Carry on past the farm and cross the road along to Coppy Nook Lane. About 300 metres along turn left down the track to a gate. Continue downhill and after 200 metres bear right at the fork. Immediately before the renovated farmhouse turn sharp left and over a wooden stile. Go through a gate stile and down hundreds of causey stones. Turn left before the field corner, ignoring footpath signs 10 metres further along. Proceed along the causey stones down to a sunken double walled lane. Turn right past a farmhouse and left down to the main road to Cragg Vale. Known as Cragg this secluded village providing a haven for off comers and home workers escaping the rat race. The site of a royal hunting ground where boars, stags and wolves provided pleasure in this Norman deer park. Cragg is famous for the Cragg Coiners, counterfeiters led by King David Hartley. The Turvin gang with connivance of local publicans and collusion of local constabulary came close to wrecking the legitimate economy. King David was hanged in 1770 in York for his crimes. The body of his accomplice, Robert Thomas, was hung on the gibbet on Beacon Hill above Halifax. Desecrated for over eight years his rotting flesh served as a macabre warning. In all this time no righteous Christian person rescued decaying Robert and rested him in his own private plot. Church goers would have passed this way over many years. Let us pray for the destitute who got caught.
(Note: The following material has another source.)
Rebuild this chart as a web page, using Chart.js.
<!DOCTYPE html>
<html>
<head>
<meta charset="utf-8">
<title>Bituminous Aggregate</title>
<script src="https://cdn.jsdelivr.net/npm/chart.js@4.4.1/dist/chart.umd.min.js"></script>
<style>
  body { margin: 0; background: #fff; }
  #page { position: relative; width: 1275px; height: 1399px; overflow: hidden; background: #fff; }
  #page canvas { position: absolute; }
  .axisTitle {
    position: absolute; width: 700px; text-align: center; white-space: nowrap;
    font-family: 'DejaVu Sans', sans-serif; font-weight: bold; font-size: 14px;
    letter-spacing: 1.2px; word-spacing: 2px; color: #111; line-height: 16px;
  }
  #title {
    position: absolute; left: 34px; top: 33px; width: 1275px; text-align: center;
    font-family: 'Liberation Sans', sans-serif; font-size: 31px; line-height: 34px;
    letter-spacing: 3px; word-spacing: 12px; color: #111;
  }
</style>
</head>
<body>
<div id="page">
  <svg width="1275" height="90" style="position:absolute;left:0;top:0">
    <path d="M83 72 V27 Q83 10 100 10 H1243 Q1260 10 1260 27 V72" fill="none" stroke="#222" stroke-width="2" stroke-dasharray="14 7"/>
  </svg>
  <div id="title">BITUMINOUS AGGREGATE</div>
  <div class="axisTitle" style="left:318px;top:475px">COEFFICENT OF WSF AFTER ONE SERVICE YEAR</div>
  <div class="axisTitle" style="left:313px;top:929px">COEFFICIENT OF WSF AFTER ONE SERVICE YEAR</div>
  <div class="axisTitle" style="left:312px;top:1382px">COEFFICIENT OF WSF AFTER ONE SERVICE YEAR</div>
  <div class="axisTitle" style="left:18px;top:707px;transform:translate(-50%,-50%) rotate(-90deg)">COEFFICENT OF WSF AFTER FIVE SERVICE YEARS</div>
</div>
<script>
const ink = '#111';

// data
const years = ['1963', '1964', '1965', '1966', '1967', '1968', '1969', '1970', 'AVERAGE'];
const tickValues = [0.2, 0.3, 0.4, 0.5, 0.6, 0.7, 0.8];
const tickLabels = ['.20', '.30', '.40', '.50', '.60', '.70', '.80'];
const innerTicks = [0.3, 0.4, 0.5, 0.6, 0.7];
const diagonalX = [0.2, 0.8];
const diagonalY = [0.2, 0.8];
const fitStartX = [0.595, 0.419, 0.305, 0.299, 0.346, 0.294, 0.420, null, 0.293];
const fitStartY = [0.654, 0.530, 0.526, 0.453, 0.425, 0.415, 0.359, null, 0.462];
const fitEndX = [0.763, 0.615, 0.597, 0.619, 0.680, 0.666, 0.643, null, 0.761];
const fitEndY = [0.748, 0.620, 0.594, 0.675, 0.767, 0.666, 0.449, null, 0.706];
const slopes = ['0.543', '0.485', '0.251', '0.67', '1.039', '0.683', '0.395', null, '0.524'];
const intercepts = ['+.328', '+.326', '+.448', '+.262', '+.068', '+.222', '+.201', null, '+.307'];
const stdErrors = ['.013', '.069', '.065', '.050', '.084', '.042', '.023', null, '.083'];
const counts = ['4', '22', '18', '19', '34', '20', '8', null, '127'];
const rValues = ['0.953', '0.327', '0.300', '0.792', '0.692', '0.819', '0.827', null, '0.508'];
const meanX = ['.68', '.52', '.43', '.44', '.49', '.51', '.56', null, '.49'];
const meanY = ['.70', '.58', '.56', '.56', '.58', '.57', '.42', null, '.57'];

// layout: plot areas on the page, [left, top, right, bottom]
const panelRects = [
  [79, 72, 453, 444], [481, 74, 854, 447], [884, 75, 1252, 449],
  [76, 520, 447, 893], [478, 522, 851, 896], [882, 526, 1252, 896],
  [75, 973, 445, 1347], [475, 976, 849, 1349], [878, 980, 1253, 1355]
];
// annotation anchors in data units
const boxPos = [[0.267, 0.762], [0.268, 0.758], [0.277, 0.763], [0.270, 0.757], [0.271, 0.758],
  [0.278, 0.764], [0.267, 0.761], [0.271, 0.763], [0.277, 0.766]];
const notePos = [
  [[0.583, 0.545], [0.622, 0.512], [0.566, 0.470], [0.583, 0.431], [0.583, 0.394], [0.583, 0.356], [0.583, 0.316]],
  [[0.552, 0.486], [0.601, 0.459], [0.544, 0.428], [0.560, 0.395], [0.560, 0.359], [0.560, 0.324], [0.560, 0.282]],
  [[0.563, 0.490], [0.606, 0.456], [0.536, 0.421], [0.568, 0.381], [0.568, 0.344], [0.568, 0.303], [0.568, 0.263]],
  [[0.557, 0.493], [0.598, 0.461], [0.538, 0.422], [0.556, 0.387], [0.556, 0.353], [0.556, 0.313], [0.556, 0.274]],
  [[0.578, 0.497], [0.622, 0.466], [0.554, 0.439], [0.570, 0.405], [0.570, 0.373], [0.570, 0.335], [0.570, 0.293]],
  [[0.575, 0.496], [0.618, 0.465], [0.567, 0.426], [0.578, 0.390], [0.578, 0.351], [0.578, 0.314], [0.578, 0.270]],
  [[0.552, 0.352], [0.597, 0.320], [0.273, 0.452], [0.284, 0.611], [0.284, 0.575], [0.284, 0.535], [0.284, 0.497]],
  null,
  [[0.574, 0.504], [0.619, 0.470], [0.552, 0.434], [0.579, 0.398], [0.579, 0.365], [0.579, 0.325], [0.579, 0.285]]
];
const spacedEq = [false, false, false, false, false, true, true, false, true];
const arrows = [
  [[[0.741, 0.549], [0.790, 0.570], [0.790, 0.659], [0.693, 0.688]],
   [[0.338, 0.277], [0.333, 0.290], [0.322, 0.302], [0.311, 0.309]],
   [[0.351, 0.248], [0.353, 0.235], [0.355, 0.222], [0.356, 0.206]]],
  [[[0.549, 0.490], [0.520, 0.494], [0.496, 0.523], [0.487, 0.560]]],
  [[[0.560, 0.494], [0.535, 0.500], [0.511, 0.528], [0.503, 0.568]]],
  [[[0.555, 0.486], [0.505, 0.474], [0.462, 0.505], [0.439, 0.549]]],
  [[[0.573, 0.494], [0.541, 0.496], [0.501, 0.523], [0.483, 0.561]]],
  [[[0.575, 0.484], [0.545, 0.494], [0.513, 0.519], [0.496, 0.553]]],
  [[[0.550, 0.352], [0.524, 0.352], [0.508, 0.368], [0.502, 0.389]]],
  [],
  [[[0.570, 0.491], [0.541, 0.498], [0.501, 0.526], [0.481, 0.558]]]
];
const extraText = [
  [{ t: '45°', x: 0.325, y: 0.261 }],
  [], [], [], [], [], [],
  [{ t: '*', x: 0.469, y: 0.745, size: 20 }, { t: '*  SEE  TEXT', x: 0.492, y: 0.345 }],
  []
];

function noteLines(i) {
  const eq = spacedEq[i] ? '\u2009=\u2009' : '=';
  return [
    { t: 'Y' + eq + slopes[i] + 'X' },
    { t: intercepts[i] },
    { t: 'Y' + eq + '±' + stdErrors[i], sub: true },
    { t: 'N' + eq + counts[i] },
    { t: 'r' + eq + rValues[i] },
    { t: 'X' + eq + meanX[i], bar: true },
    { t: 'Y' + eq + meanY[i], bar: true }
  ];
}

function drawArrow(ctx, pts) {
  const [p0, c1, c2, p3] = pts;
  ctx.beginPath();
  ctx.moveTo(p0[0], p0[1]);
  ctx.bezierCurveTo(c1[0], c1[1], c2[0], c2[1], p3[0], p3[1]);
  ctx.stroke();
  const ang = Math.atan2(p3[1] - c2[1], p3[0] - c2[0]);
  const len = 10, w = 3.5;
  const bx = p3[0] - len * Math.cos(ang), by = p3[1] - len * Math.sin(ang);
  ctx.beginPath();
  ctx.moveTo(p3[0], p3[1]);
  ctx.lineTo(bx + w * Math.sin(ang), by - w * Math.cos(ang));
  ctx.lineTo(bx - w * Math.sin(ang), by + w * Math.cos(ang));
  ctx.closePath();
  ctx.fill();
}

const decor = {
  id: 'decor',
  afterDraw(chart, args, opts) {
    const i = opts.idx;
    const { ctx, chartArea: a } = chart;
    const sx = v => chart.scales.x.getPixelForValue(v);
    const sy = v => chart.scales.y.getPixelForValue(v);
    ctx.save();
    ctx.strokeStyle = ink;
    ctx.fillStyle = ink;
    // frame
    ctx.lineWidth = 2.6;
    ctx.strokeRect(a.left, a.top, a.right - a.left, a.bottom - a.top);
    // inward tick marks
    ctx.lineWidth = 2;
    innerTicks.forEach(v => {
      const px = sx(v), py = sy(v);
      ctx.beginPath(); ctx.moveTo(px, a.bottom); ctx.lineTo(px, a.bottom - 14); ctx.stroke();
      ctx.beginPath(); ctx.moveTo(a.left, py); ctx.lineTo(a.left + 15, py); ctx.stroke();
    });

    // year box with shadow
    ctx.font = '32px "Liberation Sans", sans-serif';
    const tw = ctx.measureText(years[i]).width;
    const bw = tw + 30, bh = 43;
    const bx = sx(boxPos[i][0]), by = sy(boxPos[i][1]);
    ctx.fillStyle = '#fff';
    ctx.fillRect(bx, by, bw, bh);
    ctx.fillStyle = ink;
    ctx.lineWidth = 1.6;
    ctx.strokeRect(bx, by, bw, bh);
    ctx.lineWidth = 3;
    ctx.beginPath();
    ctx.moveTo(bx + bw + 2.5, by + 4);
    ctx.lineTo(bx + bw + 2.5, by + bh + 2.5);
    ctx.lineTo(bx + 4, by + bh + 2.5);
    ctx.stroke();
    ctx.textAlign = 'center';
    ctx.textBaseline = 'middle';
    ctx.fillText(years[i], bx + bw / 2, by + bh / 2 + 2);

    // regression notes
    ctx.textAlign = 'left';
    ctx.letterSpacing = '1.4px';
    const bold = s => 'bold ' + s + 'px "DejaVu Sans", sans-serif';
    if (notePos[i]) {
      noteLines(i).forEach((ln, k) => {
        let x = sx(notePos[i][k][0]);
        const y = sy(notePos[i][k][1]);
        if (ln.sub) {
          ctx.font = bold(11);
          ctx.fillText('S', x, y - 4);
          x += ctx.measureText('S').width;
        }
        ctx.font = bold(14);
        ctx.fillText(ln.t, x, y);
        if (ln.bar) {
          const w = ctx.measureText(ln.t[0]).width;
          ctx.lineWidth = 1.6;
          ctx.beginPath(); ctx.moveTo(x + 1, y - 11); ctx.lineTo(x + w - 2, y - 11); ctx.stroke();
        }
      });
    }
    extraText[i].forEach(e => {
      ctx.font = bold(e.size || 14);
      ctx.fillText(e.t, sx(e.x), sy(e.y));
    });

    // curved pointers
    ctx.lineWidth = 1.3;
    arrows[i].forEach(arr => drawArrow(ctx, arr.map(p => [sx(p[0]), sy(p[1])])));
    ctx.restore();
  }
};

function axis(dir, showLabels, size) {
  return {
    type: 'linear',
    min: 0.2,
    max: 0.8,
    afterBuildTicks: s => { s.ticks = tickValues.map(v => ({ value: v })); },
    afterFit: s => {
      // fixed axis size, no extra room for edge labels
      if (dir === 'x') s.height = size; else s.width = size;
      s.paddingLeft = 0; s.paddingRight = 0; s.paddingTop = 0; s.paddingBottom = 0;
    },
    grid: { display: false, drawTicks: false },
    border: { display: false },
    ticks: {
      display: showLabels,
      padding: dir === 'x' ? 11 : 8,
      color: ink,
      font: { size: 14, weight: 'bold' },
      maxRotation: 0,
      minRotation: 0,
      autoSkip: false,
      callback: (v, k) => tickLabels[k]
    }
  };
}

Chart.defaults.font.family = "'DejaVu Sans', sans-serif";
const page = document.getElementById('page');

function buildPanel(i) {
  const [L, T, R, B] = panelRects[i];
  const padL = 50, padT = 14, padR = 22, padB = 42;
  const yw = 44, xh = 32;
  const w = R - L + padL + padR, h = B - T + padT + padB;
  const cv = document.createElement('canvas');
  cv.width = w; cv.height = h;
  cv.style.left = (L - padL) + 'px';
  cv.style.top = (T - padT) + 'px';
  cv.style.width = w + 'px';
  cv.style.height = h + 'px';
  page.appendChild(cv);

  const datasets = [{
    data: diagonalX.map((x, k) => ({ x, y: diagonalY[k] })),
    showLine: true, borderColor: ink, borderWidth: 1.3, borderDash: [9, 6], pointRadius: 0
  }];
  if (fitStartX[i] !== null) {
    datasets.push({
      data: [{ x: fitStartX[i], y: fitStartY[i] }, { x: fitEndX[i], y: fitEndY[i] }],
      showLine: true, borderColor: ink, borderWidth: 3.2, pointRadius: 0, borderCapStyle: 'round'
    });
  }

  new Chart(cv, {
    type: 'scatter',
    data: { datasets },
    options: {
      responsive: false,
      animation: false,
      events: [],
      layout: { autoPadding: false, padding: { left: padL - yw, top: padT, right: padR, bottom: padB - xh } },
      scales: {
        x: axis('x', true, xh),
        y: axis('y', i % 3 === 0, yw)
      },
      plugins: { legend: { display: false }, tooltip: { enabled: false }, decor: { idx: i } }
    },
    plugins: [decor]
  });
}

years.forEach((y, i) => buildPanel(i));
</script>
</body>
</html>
Alongside the coiners the mills round here were no place for any decent humans. A murderous factory system where children died of toil and harsh treatment at the hands of millionaires amassing their wealth and fortune. The coiners reward for challenging poverty and exchange value was a ruthless execution. Their executioners have no obituary. Governments print money for fun. There are still groups of forgers circulating millions of counterfeit notes. King David’s namesake and copier John Hartley is now being punished at her Majesty’s pleasure.

For the link path to Mytholmroyd you need to cross the road and proceed sharp left. We follow the footpath sign to St John’s Church down Church Bank. An impressive and sombre stone monument to John the Baptist awaits you. Follow the footpath sign and turn right alongside the Hinchcliffe Pub where you can stop to admire their cuisine, coiners memorabilia and exotic collection of hats. It is here where you can experience yard of ale contests. Continue through the woods, over a bridge to a road leading to the main road into Mytholmroyd. A town proud of its coiners heritage, a settlement of antiquity and boyhood home of poet Ted Hughes.

Regular buses shift along the valley to Halifax. From a trance of tranquillity absorbed in a reverie of solitude, nature and historical reminisce to the intervention of contemporary reality. Hordes of passengers wait for delayed buses. Rumours are rife the North Bridge is closed by a road traffic accident, bungee jumper or suicide leapers. After waiting nearly an hour and no signs of buses we decide to traipse to the train station to pick up the Manchester to Bradford train. Trains delayed and cancelled. Eventually hopped onto a late train. Sat at a table opposite a loud, drunk 59 year old man celebrating his birthday. The table is sloshing and dripping with spilt cheap cider. As I mop and soak up the wash he offers me a job as his cleaner. I could do it and I’d be cheap. Disinhibited, he entertains the carriage. He has come along the line from Todmorden which he defines as sheepshaggers country. He is on his way to Bradford for his birthday where he is sure to find some big titted women. Arriving at the Interchange he wallowed in alarming passengers with his fearsome bellowing. It has taken 3 hours to return home on public transport. All in a day’s journey from peaceful serenity to chaotic commute with the masses.